Until August 16, 2008

The Dead Of Summer

Denver, CO

Though Jacques Tourneur directed I Walked With A Zombie in 1943, it was not until 1968 that the idea of zombie movies truly had its breakthrough with George A. Romero's Night of the Living Dead. Tourneur's film was about the traditional perception of the zombie, a corpse reanimated by Caribbean voodoo magic, but it was Romero's concept of zombies — dead people rising from their graves and stumbling around looking for flesh to eat and more hapless humans to "zombify" — that captured audiences' imaginations. Marking the 40th anniversary of the modern zombie movie, the Denver Film Society presents a tribute to the subgenre in their currently running series The Dead Of Summer.

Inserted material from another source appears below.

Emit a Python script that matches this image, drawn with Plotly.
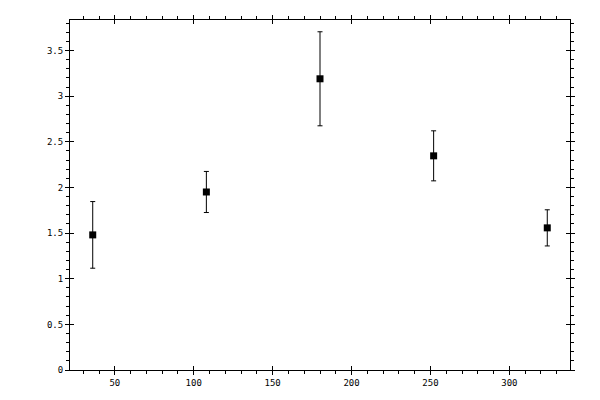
import plotly.graph_objects as go

# valores
posiciones = [36, 108, 180, 252, 324]
medias = [1.48, 1.95, 3.19, 2.346, 1.557]
errores = [0.365, 0.225, 0.515, 0.274, 0.198]

x_rango = [21.6, 338.4]
y_rango = [0, 3.834]

fuente = dict(family="DejaVu Sans Mono", size=9, color="black")

fig = go.Figure()
fig.add_trace(go.Scatter(
    x=posiciones, y=medias, mode="markers",
    marker=dict(symbol="square", size=7, color="black"),
    error_y=dict(type="data", array=errores, visible=True,
                 color="black", thickness=1, width=2.5),
    showlegend=False,
))
# traza vacía para que existan los ejes superpuestos (ticks hacia dentro)
fig.add_trace(go.Scatter(x=[], y=[], xaxis="x2", yaxis="y2", showlegend=False))

eje_comun = dict(showgrid=False, zeroline=False, showline=True,
                 linecolor="black", linewidth=1, mirror="ticks",
                 tickcolor="black", tickwidth=1, tickfont=fuente)

# la página añade 8px de margen al body
fig.update_layout(
    width=592, height=392,
    margin=dict(l=62, r=30, t=7, b=30),
    paper_bgcolor="white", plot_bgcolor="white",
    xaxis=dict(range=x_rango, dtick=50, tick0=0, ticks="outside", ticklen=4,
               minor=dict(dtick=10, tick0=0, ticks="outside", ticklen=3,
                          tickcolor="black", tickwidth=1),
               **eje_comun),
    yaxis=dict(range=y_rango, dtick=0.5, tick0=0, ticks="outside", ticklen=4,
               minor=dict(dtick=0.1, tick0=0, ticks="outside", ticklen=3,
                          tickcolor="black", tickwidth=1),
               **eje_comun),
    xaxis2=dict(overlaying="x", matches="x", anchor="y2", dtick=50, tick0=0,
                ticks="inside", ticklen=4, showticklabels=False,
                showgrid=False, zeroline=False, showline=False,
                mirror="ticks", tickcolor="black"),
    yaxis2=dict(overlaying="y", matches="y", anchor="x2", dtick=0.5, tick0=0,
                ticks="inside", ticklen=4, showticklabels=False,
                showgrid=False, zeroline=False, showline=False,
                mirror="ticks", tickcolor="black"),
)

fig.write_html("out.html")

And there's a lot for viewers to get their teeth stuck into: the premiere of zombie prom movie Dance of the Dead, another high school set flick, the zombie romantic comedy (or "zom rom com"!) My Boyfriend's Back directed by actor-director Bob Balaban, and Night of the Creeps, a comedy about a grave-robbing college prank that goes gruesomely wrong. Closing out the season is a particular treat, namely an early screening of the legendary photographer and filmmaker Bruce La Bruce's new film, Otto; Or, Up With Dead People, a gay existential zombie comedy that has charmed festival audiences since it premiered at Sundance earlier this year.

 
 

Until August 31, 2008

Dances With Films

Los Angeles, CA

Dances With Films
Film festivals today must increasingly rely on star power to attract people to attend their screenings, and even Sundance — the daddy of indie film festivals — turns Park City into a hub of celebrities every January. The upshot of this focus on the name above the title has resulted in certain films being unfairly overlooked, however one film festival exists solely to right this wrong and redress the balance at least a little bit. Dances With Films, founded a decade ago by Leslee Scallon and Michael Trent, makes it a rule that every film must not be directed by or starring established talents with the intention that the festival will act as a place of discovery where budding talent will be fostered. The festival has an impressive policy of watching each submission in its entirety (there were 1500 last year), and also tries to build lasting relationships with its filmmakers, as evidenced by its final days being made up of new work by DWF alumni. The names of the talent and the movies at this year's festival may not be familiar to people now, but Scallon and Trent strongly believe that won't be the case for long.